Companies are investing capital to improve the efficiency of their existing workforce, increasing productivity per working hour and raising GDP while the number of employees remains unchanged.
The result is a temporary but strong disconnect between rising profits and production on one hand and slow job creation on the other.
The “weakness” in the labor market is not only the result of weaker demand but also of reduced labor supply.
Structural factors — such as lower immigration rates and demographic trends like the retirement of baby boomers, as noted by the St. Louis Federal Reserve — have reduced the “equilibrium” employment growth rate needed to maintain stable unemployment.
This means limited job gains are not necessarily a sign of an impending recession, but rather of a structural scarcity in labor supply.
Moreover, short-term GDP figures can be affected by volatile factors such as sharp declines in imports, creating an impression of stronger growth that does not immediately reflect in job creation.
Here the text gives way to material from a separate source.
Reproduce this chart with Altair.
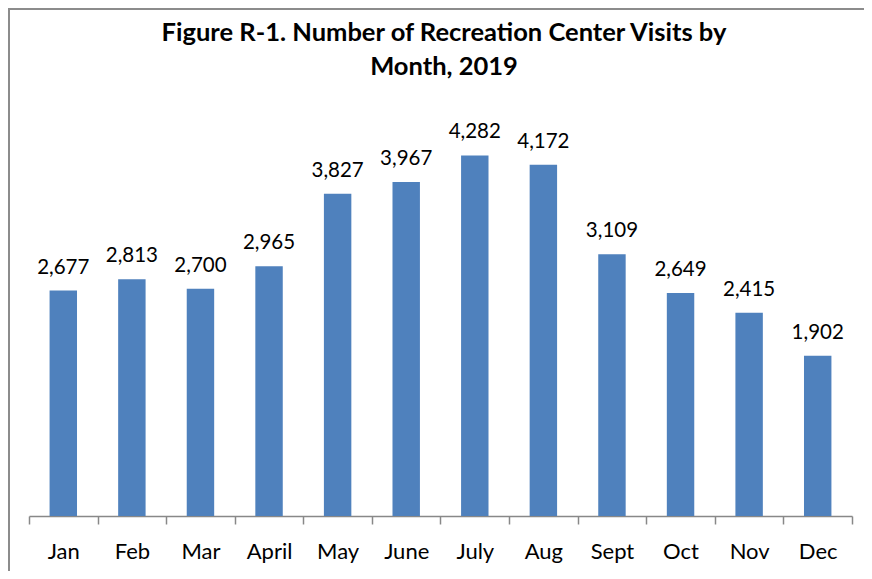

In the end, these interactions highlight an economy growing more efficiently, increasingly driven by capital-intensive technology, with limited labor-force expansion.
As for central banks, this week remains busy; the minutes of the Federal Open Market Committee (FOMC) meeting are expected on Wednesday, followed by a speech from Fed Chair Jerome Powell on Thursday.
Elsewhere, the Reserve Bank of New Zealand (RBNZ) will be in focus on Wednesday, with a widely expected 25-basis-point rate cut, while the Norges Bank will speak today and the Reserve Bank of Australia (RBA) on Friday.